• EXERCISE INPUT:

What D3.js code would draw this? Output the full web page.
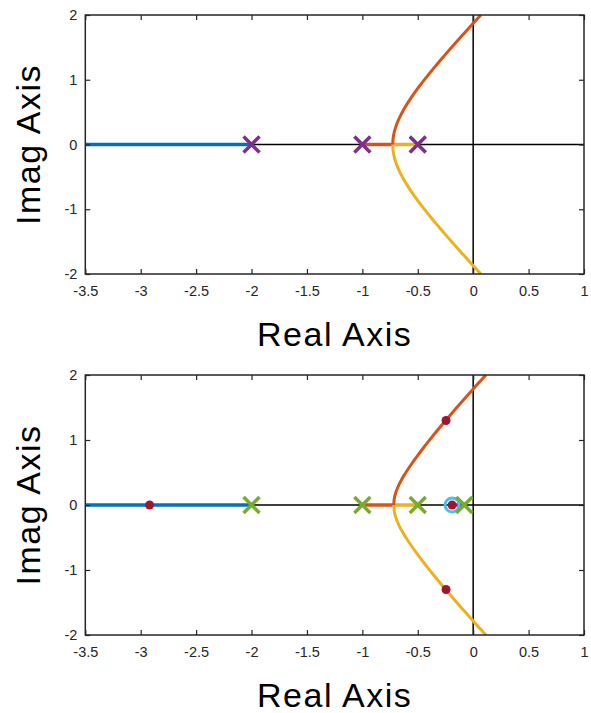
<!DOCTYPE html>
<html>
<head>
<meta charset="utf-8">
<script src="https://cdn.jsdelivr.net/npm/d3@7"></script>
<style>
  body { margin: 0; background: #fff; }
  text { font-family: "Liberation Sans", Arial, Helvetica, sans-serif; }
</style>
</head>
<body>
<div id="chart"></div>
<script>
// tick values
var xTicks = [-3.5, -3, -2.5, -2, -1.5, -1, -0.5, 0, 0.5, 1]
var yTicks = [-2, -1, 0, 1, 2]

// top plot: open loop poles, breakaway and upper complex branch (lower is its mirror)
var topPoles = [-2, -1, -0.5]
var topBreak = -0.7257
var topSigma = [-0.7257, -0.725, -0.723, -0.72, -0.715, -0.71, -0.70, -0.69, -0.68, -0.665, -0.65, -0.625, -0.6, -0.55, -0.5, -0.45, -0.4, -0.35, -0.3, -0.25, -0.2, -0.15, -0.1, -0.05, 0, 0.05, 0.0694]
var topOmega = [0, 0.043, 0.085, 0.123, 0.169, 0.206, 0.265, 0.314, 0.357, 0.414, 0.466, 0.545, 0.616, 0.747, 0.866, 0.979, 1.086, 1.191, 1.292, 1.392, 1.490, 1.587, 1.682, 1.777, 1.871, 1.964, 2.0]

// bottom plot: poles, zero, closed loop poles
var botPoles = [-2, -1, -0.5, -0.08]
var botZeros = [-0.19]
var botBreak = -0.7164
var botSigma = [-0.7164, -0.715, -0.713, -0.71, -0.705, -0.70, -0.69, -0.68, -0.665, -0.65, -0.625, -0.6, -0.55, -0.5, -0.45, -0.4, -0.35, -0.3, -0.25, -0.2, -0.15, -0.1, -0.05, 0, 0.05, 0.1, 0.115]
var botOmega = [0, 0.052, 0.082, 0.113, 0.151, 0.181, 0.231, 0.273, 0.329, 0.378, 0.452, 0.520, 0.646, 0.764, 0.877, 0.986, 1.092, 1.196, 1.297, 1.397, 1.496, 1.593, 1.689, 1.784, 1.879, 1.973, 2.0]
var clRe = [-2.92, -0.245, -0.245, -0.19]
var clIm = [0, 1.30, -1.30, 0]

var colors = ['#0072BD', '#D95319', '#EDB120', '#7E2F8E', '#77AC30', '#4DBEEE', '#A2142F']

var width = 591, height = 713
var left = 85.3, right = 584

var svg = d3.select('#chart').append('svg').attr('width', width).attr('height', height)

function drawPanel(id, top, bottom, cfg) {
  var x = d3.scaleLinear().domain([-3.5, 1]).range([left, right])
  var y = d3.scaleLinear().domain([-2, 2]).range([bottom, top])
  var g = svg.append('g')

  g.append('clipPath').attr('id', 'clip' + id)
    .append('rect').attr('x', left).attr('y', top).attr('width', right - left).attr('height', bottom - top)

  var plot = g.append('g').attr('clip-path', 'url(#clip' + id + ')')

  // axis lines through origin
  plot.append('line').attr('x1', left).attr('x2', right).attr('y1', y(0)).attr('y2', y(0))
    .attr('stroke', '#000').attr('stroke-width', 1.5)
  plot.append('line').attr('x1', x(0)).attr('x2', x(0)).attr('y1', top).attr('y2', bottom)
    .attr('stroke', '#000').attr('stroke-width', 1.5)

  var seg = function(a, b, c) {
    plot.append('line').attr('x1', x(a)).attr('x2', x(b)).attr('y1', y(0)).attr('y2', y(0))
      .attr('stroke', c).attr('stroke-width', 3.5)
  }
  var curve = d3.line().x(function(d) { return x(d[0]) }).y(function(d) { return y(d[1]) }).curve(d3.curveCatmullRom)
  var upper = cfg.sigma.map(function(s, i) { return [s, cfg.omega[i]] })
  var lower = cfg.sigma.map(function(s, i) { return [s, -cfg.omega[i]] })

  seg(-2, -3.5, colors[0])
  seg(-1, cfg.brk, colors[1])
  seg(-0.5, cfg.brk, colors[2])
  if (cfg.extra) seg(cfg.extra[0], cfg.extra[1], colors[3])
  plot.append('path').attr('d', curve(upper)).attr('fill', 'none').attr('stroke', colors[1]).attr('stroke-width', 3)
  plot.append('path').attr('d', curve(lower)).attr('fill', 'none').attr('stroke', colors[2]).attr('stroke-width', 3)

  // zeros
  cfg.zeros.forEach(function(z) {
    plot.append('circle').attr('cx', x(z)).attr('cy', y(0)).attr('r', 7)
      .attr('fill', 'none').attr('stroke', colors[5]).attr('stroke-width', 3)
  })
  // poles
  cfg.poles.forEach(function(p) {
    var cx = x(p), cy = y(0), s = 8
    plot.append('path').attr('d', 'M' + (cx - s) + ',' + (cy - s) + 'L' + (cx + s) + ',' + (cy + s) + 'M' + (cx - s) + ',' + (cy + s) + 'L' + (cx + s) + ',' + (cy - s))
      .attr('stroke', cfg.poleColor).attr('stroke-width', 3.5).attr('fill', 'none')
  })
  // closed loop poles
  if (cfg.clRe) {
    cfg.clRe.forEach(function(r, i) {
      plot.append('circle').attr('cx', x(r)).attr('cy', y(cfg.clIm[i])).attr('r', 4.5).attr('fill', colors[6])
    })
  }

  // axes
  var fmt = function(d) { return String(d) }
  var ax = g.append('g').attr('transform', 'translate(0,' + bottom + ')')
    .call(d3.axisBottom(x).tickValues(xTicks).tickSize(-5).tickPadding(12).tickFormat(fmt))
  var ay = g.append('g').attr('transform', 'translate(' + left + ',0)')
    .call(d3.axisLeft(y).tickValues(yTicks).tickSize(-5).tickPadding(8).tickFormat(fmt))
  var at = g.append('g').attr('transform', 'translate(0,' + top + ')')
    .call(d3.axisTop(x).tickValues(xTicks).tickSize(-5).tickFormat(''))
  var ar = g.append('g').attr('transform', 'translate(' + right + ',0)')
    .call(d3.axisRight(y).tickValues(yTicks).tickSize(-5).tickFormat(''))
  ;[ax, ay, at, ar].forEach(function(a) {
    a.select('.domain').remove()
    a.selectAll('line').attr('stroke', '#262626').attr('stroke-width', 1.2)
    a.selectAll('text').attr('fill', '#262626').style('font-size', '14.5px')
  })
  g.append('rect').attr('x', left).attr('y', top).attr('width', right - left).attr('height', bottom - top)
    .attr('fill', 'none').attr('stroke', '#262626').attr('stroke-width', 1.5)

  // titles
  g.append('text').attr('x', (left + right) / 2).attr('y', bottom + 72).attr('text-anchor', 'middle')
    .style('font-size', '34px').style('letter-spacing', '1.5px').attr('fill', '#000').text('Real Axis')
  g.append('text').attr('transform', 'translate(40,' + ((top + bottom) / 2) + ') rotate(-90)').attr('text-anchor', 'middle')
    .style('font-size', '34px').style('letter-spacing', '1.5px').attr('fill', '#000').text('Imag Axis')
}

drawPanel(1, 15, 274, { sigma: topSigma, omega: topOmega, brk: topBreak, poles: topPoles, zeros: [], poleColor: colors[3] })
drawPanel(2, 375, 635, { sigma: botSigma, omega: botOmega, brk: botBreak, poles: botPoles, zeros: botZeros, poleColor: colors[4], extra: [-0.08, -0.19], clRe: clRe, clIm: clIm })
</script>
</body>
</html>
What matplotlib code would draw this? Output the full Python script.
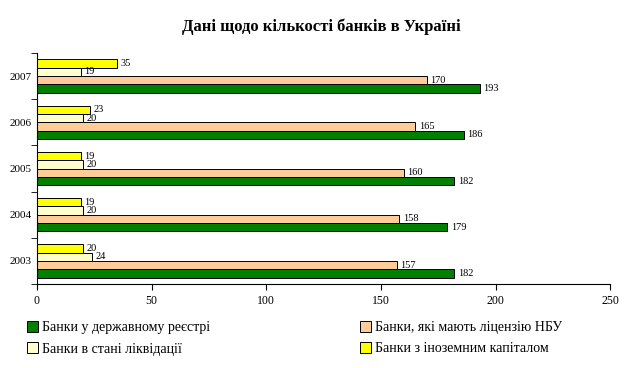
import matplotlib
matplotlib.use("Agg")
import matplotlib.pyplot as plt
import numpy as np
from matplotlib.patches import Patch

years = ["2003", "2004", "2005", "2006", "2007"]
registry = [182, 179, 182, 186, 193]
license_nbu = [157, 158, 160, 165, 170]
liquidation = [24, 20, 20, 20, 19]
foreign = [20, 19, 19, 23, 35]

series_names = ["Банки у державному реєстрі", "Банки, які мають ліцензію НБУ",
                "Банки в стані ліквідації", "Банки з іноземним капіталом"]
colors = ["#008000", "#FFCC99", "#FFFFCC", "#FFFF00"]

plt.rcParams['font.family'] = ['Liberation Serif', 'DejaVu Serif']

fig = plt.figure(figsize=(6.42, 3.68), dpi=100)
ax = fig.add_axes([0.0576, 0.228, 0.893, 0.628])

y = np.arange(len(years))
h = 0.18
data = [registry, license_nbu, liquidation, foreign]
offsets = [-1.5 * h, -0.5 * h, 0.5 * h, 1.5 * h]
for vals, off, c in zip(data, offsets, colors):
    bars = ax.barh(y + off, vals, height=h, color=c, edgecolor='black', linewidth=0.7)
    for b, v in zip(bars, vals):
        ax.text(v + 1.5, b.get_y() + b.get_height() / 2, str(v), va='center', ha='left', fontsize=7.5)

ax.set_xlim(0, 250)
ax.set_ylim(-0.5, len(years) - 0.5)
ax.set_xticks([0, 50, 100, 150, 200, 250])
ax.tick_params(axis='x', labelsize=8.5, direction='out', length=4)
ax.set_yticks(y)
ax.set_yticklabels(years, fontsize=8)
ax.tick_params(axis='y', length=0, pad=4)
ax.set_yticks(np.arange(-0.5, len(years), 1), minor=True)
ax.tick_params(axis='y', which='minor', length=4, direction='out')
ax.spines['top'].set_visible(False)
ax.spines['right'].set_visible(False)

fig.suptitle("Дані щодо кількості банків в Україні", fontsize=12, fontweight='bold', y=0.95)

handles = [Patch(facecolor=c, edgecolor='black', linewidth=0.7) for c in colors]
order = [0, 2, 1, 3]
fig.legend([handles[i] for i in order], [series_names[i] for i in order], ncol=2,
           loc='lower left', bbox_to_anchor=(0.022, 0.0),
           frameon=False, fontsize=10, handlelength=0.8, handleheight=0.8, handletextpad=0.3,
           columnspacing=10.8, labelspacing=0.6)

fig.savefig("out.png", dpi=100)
...
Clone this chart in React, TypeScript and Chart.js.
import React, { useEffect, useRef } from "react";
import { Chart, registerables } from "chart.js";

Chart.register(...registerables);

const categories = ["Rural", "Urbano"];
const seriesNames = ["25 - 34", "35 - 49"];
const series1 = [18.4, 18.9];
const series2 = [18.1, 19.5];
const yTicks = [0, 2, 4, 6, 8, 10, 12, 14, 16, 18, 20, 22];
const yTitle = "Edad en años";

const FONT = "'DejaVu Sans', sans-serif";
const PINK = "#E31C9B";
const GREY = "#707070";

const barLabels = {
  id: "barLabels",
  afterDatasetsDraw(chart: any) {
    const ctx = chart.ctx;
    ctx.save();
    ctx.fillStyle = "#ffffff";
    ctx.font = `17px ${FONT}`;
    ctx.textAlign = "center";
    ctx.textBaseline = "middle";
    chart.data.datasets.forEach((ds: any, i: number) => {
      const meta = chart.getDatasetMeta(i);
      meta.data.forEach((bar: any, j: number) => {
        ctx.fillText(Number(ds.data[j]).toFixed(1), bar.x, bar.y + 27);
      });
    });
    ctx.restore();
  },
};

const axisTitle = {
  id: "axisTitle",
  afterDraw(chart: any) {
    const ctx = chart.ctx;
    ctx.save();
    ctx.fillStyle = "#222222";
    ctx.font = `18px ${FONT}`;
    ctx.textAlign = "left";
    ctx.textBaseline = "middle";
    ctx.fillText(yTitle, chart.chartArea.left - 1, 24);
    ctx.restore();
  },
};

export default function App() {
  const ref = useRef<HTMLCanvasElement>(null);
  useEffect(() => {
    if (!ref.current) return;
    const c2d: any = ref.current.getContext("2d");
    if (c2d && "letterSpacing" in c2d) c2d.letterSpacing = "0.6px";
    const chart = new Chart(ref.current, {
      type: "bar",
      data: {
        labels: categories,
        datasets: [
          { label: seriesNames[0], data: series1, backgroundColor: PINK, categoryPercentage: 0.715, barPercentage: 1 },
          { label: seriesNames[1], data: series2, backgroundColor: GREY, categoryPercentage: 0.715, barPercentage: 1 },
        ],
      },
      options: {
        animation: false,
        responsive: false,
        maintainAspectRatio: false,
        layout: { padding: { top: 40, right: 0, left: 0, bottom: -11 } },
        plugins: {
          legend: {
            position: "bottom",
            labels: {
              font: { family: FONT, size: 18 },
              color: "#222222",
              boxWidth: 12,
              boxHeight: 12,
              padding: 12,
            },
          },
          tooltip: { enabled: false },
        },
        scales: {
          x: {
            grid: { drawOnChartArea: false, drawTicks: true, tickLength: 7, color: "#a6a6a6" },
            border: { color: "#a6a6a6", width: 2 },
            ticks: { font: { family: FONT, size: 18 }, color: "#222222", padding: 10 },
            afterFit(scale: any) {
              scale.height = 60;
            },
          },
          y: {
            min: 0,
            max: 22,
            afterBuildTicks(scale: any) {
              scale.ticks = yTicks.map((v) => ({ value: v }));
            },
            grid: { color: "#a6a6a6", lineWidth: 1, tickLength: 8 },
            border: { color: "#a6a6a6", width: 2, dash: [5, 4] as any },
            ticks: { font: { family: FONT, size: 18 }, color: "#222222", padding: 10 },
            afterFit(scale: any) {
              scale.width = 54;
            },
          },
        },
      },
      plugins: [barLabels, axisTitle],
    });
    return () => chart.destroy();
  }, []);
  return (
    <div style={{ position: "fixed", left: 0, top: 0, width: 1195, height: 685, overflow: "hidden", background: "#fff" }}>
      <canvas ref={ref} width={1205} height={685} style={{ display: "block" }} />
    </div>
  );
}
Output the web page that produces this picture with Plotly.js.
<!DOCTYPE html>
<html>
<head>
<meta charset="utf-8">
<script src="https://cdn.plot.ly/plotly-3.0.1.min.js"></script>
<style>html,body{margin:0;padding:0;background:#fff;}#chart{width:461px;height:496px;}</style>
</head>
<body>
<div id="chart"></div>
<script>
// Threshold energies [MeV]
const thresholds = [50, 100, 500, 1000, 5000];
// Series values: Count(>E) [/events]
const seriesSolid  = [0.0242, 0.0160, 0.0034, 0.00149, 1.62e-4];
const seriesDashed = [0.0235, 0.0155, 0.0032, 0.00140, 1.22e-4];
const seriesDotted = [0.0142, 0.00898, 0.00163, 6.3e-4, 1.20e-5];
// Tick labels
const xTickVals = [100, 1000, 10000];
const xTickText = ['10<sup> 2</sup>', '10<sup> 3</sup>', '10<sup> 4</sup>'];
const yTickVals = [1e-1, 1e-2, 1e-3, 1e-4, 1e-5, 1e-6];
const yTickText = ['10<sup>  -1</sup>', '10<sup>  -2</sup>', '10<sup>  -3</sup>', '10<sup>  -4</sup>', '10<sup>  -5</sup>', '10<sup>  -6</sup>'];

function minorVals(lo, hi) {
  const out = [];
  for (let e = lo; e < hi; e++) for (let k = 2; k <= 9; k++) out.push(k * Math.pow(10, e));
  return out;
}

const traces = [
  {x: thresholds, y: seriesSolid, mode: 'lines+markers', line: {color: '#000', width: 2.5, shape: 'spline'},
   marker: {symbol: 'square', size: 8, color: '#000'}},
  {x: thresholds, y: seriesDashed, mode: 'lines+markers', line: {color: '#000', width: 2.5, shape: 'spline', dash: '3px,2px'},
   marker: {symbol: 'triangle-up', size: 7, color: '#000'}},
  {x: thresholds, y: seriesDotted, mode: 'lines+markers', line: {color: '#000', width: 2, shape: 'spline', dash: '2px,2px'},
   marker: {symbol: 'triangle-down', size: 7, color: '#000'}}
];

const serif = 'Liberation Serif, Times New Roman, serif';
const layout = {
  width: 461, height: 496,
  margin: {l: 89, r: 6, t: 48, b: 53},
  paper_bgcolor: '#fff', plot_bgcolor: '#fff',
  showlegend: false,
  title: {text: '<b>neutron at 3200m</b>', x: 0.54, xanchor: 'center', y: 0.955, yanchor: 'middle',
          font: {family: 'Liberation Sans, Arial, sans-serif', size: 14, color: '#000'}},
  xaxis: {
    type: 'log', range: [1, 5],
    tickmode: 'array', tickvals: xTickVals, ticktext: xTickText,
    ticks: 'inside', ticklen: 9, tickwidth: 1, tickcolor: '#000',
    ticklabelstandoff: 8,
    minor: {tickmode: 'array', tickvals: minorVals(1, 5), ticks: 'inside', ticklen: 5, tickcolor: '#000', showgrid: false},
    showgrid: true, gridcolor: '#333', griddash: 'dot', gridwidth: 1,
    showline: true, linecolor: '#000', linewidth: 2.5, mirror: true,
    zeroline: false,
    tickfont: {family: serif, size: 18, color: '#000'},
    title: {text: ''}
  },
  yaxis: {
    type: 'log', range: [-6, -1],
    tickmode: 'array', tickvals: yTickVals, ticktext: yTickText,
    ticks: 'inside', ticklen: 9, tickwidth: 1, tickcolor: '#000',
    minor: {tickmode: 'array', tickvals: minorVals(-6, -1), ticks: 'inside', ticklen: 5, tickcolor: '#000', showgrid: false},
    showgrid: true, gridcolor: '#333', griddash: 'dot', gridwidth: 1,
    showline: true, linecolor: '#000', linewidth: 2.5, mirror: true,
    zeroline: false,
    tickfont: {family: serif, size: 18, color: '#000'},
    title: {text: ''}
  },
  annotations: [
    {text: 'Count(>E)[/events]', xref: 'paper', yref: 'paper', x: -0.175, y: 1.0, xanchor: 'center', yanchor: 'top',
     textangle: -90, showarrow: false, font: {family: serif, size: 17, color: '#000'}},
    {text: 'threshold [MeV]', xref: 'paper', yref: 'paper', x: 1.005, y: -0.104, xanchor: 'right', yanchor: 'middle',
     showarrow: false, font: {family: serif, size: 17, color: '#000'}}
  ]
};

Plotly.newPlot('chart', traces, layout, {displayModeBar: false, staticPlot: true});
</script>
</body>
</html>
* * *
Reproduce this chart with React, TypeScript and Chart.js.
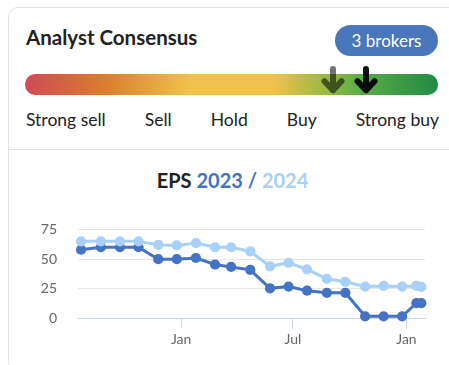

• WHAT THE TASK ASKS: Go through the listing above line by line and say how many lines hold the word "would". Reply with that number only.

• WORKED ANSWER: 2